Bullet Time (Online) is a Gaussian splat reconstruction of 237 frames of the bullet time sequence from The Matrix (1999). I took the frames from the Blu-ray, ran them through a structure-from-motion pipeline, and got back a navigable gaussian splat of a place that only existed in the Matrix. A roundtrip from CGI to celluloid and back to CGI.

The reconstruction is not clean, and that's the point. Neo's body was moving and therefore reconstructed with duplicate smeared splats all over the place. The rooftop holds together in some places and dissolves into floating color in others. If you stay on the original camera path, it looks roughly like the film. The moment you orbit off that path, the illusion falls apart. You see the back of geometry that was only ever meant to face one direction. You see gaps where no frame had any information. The splat is an honest object: it shows you exactly where 237 frames of cinematic illusion agree on a geometry, and where they stop agreeing.

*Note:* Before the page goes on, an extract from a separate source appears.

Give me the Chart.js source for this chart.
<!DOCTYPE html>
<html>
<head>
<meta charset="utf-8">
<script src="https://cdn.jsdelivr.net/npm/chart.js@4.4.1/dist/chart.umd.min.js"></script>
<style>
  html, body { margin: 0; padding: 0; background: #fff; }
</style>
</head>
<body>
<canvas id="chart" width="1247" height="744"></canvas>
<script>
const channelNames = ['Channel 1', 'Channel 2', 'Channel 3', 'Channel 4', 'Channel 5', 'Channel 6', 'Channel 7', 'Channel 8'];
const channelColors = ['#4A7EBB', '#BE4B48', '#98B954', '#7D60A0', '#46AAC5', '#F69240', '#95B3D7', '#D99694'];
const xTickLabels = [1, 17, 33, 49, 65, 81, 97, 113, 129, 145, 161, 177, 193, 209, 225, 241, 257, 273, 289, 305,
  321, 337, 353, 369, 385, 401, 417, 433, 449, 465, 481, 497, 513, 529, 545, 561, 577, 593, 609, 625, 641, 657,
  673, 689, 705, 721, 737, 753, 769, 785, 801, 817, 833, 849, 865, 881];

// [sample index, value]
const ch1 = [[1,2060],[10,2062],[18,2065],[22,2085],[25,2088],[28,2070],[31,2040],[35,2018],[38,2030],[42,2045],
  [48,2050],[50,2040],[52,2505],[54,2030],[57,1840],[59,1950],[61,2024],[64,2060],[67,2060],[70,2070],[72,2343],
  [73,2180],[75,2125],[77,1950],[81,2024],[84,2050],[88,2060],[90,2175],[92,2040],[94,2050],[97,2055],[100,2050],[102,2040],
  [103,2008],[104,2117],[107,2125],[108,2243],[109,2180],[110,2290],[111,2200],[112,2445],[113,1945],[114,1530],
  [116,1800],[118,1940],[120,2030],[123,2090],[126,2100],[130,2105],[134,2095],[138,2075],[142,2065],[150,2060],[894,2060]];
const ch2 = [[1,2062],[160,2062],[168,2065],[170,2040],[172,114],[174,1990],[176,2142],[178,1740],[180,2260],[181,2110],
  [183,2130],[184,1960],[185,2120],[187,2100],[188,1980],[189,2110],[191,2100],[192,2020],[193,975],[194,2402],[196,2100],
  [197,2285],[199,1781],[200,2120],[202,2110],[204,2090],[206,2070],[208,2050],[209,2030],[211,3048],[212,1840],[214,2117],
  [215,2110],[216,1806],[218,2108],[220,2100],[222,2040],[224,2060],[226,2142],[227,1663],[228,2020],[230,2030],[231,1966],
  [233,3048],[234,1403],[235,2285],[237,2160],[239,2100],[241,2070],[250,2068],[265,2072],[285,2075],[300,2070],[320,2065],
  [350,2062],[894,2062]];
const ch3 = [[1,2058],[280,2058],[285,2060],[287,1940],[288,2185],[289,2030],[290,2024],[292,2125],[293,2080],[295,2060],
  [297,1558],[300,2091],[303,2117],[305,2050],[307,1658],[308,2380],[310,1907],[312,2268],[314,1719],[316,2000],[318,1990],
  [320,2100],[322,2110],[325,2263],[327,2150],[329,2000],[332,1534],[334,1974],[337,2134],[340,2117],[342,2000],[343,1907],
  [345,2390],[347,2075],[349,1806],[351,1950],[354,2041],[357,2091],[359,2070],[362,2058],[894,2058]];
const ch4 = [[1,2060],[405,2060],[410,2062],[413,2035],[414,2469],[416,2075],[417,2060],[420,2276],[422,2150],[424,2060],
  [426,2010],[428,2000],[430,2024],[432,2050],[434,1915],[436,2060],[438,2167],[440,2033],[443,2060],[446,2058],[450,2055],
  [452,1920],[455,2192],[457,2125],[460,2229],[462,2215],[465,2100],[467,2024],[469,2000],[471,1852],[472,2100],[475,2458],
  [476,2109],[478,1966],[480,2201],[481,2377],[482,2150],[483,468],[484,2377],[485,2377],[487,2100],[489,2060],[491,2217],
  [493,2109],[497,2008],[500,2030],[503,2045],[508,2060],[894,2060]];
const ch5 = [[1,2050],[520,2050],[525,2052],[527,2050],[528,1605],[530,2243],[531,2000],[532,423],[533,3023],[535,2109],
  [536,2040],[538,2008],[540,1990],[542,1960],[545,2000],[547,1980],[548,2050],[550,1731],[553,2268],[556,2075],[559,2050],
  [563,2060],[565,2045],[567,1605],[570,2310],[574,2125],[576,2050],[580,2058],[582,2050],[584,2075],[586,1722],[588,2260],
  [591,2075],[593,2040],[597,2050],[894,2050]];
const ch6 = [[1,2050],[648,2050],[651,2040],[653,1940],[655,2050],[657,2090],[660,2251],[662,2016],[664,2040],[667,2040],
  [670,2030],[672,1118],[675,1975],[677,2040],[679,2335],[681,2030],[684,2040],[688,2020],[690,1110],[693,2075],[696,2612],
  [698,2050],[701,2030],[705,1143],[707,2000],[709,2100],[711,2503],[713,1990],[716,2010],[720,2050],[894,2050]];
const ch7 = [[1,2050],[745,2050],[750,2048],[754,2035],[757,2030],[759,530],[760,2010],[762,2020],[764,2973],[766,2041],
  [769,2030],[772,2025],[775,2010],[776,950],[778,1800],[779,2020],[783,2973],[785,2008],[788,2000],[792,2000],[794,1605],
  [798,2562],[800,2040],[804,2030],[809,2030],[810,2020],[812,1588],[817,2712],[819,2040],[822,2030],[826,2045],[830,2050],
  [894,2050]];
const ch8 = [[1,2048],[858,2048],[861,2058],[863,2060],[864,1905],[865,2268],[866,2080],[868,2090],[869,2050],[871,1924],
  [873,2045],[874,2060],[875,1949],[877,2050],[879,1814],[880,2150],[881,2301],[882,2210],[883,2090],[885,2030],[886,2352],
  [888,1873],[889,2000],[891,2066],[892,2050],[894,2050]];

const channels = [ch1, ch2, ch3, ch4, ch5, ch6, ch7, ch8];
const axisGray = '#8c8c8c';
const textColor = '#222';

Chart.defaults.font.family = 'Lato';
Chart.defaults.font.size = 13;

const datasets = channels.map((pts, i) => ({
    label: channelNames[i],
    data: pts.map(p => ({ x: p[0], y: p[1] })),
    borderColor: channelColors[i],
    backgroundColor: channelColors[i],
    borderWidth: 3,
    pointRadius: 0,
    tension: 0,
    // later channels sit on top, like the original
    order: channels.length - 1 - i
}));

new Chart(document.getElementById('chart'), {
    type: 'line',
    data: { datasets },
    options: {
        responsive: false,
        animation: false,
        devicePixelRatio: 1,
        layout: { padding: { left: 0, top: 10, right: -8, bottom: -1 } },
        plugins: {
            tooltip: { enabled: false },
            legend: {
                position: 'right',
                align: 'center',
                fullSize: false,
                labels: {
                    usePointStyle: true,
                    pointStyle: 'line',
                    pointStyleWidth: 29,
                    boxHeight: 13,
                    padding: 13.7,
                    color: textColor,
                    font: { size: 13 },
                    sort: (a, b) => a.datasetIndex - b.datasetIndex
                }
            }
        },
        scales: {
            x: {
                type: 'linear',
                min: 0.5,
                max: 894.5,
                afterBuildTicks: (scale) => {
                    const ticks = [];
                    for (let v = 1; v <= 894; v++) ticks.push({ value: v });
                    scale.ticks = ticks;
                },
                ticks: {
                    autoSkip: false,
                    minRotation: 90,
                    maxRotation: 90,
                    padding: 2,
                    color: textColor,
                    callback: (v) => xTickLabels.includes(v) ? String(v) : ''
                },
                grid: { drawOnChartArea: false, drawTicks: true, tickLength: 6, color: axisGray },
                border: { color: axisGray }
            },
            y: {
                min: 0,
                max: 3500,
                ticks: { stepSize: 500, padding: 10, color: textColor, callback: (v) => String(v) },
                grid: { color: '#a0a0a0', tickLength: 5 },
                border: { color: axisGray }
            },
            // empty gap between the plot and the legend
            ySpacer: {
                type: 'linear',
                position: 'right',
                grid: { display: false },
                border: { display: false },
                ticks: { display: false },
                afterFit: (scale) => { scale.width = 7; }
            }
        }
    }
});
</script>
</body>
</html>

Most people remember bullet time as a 1999 special effect. The technique is older than cinema. In the 1860s, François Willème arranged twenty-four cameras in a circle around a subject and used the photographs to carve a sculpture. Thirty years later, Braune and Fischer did the same thing with moving bodies, triangulating limb positions in 3D space. The Wachowskis simulated the whole array digitally. Same operation every time: surround a subject with cameras, reconstruct what no single viewpoint can see. Willème had a sitter. Braune and Fischer had a body in motion. The Wachowskis had a render, and it worked because the filmstrip never needed to be spatially consistent. This project adds a fourth term: a reconstruction pipeline that finds neither a real body nor a real place, and reports back on what it found instead.

Source Material
I extracted the 237 frames at 4K resolution from the 2009 Blu-ray release of The Matrix. About ten seconds of footage, the full rooftop bullet dodge. Each frame becomes a discrete "photograph" for the reconstruction pipeline.

Pipeline
Camera Alignment
I started in 2022 with Metashape (Agisoft), which uses COLMAP under the hood to estimate camera positions in 3D space. The problem is that bullet time is not a static scene. Neo is dodging and bending through the frames. Standard photogrammetry expects a rigid world. This is a moving subject shot from a moving virtual camera. I had to loosen the matching parameters significantly to get the 237 frames to align at all.

Failed Mesh (Photogrammetry)
The first attempt was a conventional photogrammetric mesh, and it failed badly. Neo's body smears in to a black blob and the mesh is generally confused with the inconsistencies across frame. Photogrammetry needs the world to hold still but this scene just didn't.

Gaussian Splatting
In August 2023, Kerbl et al. published 3D Gaussian Splatting for Real-Time Radiance Field Rendering. Instead of triangulated meshes, Gaussian splatting represents a scene as millions of soft, overlapping ellipsoids. The format is far more tolerant of inconsistency. Where a mesh requires agreement on surfaces, a splat can hold contradictory information. The same region of space can contain overlapping gaussians encoding different frames' claims about what belongs there.
I saw the opportunity immediately. In 2024, I re-ran the same COLMAP camera alignment through Postshot and the scene came together. Not clean, but one honest representation that doesn't omit the complexity.


Delivery
I compressed the splat into PlayCanvas's SOG format (~3 MB, roughly 90% smaller than the raw PLY) and render it in real time in the browser. You can orbit freely, scrub through the 237 original camera positions with a slider and lock onto any of the reconstructed camera angles. The raw splat PLY and COLMAP camera data are available to download on GitHub.